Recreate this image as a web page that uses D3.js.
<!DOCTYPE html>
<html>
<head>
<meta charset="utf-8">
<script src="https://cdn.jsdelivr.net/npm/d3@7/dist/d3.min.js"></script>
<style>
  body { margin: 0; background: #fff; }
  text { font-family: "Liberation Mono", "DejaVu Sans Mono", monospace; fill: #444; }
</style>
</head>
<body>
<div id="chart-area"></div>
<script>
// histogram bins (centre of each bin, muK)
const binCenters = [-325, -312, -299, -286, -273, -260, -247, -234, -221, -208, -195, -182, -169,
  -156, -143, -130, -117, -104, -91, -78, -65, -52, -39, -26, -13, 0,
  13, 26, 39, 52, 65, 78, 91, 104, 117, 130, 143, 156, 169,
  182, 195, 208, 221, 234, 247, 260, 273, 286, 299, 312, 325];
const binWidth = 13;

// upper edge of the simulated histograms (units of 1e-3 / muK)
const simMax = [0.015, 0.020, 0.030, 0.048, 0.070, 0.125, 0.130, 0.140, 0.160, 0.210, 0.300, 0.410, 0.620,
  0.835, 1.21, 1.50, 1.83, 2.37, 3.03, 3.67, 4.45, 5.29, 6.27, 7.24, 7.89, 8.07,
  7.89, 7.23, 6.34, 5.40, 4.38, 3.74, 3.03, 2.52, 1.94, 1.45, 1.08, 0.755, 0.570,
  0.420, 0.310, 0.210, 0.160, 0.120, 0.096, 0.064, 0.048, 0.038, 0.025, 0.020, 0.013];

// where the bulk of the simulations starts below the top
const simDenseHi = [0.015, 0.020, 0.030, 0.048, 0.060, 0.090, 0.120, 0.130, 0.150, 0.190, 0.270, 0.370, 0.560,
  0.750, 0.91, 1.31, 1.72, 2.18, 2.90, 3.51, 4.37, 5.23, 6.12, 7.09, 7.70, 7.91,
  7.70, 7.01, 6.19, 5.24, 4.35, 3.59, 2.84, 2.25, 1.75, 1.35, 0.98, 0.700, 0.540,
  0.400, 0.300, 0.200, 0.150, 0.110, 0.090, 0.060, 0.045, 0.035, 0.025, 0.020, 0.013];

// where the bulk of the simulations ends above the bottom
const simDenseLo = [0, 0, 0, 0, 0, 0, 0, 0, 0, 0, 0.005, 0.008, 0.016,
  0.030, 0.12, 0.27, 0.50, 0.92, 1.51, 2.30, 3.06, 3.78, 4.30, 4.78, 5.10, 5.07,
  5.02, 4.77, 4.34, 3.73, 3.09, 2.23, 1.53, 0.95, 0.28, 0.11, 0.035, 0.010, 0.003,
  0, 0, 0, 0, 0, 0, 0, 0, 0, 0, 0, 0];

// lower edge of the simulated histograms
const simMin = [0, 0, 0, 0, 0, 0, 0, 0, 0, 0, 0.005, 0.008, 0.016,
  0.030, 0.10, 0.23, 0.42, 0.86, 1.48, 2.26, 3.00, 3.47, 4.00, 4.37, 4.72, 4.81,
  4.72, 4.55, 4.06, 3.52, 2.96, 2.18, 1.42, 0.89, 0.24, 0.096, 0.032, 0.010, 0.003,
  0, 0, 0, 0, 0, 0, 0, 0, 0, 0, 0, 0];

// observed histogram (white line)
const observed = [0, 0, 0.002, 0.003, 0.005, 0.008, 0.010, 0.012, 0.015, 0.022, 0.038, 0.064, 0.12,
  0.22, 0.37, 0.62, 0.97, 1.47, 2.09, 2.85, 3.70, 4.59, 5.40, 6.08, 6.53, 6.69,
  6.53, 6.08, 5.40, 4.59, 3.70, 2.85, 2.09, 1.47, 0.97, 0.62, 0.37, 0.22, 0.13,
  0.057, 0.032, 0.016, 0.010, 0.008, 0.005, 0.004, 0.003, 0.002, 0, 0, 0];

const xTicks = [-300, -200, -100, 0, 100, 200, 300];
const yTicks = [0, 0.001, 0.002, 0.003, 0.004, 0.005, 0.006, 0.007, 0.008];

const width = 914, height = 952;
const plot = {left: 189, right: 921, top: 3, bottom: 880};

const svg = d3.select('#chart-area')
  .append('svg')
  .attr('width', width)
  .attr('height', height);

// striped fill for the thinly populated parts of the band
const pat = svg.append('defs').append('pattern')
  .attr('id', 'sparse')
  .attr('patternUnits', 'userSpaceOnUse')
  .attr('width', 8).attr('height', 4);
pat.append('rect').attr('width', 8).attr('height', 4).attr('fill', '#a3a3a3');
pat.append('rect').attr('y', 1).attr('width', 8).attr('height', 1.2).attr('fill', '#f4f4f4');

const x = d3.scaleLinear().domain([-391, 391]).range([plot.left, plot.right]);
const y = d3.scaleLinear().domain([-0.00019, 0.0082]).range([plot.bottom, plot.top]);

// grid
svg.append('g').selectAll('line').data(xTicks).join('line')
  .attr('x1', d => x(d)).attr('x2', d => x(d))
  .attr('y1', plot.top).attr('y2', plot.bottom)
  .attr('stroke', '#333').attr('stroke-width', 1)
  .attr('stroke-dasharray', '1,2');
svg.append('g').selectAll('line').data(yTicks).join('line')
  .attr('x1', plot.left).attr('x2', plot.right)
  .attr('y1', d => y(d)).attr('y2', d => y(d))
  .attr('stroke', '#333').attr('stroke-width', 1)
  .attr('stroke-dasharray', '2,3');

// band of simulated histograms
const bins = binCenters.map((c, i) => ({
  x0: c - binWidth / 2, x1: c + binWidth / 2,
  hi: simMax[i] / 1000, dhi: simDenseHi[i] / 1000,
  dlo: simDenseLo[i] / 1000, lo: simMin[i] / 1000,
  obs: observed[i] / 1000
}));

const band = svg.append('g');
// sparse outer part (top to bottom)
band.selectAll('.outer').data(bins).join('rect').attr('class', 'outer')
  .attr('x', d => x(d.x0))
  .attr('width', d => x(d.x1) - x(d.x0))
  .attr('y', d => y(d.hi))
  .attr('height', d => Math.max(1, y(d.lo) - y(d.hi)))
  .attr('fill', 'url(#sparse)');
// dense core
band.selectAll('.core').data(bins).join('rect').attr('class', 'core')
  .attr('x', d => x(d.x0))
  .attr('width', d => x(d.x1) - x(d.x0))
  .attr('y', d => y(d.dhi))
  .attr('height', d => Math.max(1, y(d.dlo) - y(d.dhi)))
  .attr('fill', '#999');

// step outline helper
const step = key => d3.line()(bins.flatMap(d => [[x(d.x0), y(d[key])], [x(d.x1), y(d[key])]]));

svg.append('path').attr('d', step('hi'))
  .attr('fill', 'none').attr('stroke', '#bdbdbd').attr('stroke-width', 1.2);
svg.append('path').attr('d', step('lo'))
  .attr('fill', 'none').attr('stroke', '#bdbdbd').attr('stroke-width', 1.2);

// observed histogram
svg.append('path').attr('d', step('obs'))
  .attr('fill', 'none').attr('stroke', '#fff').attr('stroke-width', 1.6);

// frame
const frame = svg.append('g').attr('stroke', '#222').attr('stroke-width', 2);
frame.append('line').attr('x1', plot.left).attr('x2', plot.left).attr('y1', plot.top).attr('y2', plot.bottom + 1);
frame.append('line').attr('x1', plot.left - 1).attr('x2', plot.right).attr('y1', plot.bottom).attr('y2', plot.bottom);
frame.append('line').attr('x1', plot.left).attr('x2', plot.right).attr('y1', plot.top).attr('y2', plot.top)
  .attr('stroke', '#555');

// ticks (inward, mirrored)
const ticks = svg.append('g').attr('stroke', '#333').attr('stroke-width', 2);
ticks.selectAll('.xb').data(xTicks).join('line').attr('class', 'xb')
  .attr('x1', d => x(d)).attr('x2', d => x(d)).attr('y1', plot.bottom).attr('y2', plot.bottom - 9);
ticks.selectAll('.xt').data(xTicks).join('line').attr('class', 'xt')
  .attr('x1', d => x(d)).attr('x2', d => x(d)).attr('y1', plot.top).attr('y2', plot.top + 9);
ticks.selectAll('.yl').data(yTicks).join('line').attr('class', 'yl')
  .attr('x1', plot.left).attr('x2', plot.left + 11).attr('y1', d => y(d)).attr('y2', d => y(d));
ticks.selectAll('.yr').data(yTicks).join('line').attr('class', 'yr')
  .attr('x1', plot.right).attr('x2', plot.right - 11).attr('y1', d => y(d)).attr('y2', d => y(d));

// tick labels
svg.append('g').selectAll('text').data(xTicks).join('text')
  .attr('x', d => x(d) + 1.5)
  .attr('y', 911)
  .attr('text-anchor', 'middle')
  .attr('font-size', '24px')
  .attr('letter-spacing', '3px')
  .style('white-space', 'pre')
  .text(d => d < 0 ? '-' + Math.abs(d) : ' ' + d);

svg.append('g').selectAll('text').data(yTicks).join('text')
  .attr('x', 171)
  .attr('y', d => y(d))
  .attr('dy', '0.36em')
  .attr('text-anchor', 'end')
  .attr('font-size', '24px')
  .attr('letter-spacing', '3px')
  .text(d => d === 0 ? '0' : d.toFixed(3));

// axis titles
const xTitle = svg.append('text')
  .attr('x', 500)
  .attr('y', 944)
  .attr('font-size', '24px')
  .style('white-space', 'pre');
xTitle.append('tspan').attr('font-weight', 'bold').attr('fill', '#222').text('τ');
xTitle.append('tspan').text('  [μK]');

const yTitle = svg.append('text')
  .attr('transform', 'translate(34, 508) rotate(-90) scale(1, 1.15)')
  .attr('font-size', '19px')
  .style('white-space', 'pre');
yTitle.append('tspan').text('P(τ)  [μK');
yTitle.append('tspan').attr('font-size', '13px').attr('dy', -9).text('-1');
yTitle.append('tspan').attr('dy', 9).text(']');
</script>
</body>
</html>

-------

**Task to complete:** Begin with the first line of the listing and copy exactly through the line that contains "const binWidth = 13;", please, keeping both ends and leaving out everything after.

**Output for this exercise:**
Recreate this image as a web page that uses D3.js.
<!DOCTYPE html>
<html>
<head>
<meta charset="utf-8">
<script src="https://cdn.jsdelivr.net/npm/d3@7/dist/d3.min.js"></script>
<style>
  body { margin: 0; background: #fff; }
  text { font-family: "Liberation Mono", "DejaVu Sans Mono", monospace; fill: #444; }
</style>
</head>
<body>
<div id="chart-area"></div>
<script>
// histogram bins (centre of each bin, muK)
const binCenters = [-325, -312, -299, -286, -273, -260, -247, -234, -221, -208, -195, -182, -169,
  -156, -143, -130, -117, -104, -91, -78, -65, -52, -39, -26, -13, 0,
  13, 26, 39, 52, 65, 78, 91, 104, 117, 130, 143, 156, 169,
  182, 195, 208, 221, 234, 247, 260, 273, 286, 299, 312, 325];
const binWidth = 13;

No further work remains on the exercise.